▶ Source records:
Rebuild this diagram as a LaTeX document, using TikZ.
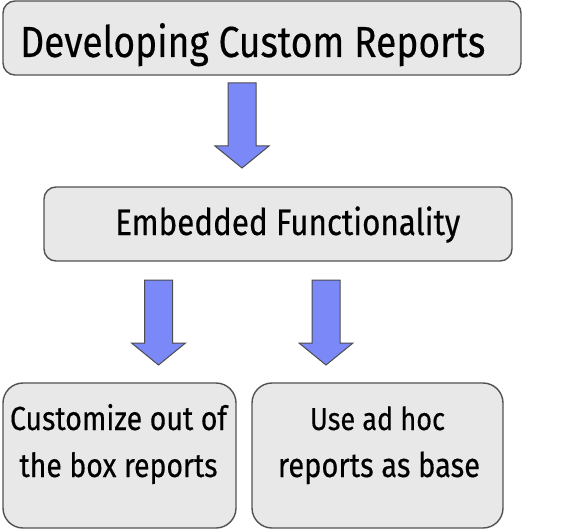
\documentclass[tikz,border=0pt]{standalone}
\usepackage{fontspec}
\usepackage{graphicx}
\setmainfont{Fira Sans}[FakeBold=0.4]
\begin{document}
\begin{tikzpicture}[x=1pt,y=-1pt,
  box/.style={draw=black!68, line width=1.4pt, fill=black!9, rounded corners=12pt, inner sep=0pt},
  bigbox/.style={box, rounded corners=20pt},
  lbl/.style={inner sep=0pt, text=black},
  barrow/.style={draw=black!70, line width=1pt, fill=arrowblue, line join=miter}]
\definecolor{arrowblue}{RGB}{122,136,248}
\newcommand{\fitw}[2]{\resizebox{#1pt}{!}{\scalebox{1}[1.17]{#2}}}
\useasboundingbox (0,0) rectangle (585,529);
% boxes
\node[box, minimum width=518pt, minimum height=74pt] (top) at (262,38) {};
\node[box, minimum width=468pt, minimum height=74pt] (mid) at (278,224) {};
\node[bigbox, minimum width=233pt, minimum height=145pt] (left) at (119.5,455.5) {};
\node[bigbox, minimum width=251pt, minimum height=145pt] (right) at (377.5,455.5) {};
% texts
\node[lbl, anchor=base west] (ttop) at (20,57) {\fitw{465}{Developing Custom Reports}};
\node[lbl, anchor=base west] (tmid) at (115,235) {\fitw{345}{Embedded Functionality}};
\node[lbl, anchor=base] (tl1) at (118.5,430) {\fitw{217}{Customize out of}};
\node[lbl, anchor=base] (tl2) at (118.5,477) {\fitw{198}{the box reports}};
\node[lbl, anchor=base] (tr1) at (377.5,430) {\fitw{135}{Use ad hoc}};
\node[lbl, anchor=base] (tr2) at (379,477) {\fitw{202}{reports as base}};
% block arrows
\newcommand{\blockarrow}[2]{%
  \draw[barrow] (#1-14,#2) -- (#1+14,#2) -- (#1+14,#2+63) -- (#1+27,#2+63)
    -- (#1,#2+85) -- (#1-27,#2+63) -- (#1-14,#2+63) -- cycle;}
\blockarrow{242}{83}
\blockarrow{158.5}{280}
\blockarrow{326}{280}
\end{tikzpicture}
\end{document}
==
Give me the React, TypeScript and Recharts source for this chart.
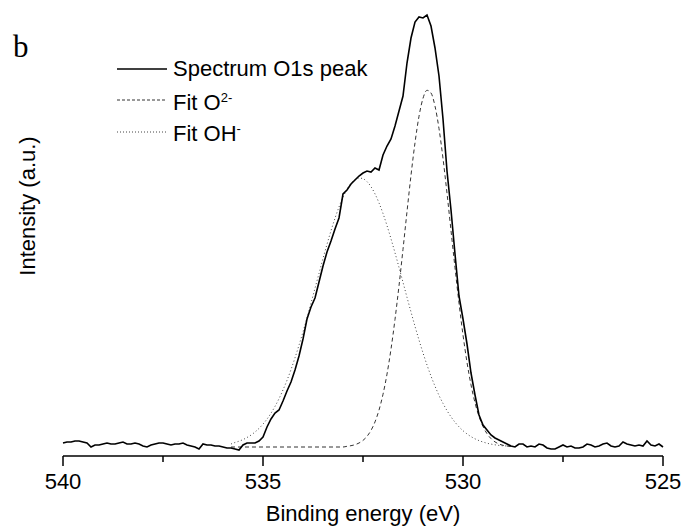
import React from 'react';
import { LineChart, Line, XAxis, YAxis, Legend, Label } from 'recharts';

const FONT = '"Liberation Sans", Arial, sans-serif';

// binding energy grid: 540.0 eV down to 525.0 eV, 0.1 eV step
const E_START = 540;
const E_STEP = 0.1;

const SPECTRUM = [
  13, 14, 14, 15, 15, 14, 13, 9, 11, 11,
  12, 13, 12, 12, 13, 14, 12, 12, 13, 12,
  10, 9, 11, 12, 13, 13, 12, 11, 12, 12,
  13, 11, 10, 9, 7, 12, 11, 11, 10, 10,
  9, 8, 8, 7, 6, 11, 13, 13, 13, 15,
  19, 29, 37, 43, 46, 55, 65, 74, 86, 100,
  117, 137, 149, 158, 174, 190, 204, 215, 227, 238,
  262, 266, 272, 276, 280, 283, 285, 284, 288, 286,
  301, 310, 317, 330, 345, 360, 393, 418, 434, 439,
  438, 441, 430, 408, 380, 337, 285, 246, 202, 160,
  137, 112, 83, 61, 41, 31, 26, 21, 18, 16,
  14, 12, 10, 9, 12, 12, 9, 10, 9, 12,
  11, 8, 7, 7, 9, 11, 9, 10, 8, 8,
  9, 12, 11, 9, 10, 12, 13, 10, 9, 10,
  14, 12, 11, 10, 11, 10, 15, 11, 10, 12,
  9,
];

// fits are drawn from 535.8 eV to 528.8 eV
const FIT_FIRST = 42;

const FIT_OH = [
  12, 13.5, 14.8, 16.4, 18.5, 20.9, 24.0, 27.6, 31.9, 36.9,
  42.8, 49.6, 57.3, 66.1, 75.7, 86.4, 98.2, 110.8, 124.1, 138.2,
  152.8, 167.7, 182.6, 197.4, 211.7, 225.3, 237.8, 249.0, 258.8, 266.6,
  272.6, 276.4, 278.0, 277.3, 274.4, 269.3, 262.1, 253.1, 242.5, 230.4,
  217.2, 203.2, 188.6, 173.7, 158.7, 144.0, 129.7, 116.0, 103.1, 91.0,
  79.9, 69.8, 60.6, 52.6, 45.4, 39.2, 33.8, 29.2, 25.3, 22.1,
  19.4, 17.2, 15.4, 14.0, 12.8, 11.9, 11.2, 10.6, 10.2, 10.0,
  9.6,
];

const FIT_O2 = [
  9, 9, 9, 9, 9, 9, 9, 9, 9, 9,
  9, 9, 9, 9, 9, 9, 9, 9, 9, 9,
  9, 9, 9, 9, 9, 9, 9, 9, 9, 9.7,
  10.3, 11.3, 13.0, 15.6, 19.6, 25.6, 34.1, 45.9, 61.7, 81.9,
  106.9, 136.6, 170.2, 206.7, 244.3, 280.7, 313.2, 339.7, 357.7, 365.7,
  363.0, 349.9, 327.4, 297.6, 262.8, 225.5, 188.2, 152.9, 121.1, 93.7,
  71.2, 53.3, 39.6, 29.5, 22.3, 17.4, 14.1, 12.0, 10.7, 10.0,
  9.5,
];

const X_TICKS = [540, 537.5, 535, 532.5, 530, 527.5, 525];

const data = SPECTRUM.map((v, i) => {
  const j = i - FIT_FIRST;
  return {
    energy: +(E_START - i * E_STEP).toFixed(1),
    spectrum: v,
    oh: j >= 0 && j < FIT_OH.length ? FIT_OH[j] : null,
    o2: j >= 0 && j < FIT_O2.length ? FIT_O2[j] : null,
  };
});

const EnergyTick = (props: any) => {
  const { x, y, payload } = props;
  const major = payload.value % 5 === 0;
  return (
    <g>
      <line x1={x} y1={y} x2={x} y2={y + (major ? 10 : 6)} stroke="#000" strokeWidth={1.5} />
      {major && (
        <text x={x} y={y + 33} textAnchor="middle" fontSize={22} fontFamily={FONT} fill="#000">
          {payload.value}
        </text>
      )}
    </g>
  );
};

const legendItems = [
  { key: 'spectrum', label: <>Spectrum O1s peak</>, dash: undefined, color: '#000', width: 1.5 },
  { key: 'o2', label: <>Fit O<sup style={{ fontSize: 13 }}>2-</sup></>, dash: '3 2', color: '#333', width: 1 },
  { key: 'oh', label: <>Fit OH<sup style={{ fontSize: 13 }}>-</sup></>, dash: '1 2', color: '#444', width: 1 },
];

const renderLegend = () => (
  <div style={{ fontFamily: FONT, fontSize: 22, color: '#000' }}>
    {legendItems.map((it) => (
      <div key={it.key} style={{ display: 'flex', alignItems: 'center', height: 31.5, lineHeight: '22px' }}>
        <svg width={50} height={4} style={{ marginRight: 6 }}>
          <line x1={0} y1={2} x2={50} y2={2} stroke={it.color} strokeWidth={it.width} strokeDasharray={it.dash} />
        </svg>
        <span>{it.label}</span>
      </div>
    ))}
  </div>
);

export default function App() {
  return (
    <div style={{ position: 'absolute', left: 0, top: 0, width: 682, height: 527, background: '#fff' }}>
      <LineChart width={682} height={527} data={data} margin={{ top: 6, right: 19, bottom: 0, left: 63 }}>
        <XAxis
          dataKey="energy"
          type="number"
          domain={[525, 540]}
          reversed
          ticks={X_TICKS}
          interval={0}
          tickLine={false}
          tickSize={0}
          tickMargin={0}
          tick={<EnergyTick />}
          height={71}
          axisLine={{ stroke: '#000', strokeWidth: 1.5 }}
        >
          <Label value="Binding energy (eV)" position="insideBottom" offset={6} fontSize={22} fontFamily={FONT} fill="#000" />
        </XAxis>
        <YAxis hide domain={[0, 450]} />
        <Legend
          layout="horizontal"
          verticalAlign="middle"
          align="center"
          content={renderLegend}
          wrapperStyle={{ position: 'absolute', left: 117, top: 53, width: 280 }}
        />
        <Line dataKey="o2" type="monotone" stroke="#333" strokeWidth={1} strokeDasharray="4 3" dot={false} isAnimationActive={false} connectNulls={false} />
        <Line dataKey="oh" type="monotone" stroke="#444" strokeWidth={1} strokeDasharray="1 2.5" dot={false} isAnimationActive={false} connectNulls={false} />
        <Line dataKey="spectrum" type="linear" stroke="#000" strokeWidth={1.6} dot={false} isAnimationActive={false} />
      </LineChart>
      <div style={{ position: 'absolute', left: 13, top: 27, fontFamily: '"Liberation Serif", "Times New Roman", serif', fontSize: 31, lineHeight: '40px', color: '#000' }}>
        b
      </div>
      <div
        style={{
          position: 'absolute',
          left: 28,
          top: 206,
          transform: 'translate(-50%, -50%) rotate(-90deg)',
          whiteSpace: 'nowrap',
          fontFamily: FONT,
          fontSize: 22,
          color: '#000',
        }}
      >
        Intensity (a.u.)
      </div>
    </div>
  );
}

▶ Request: Copy out each line of the listing that holds "this".

▶ Solved exercise:
Rebuild this diagram as a LaTeX document, using TikZ.
Give me the React, TypeScript and Recharts source for this chart.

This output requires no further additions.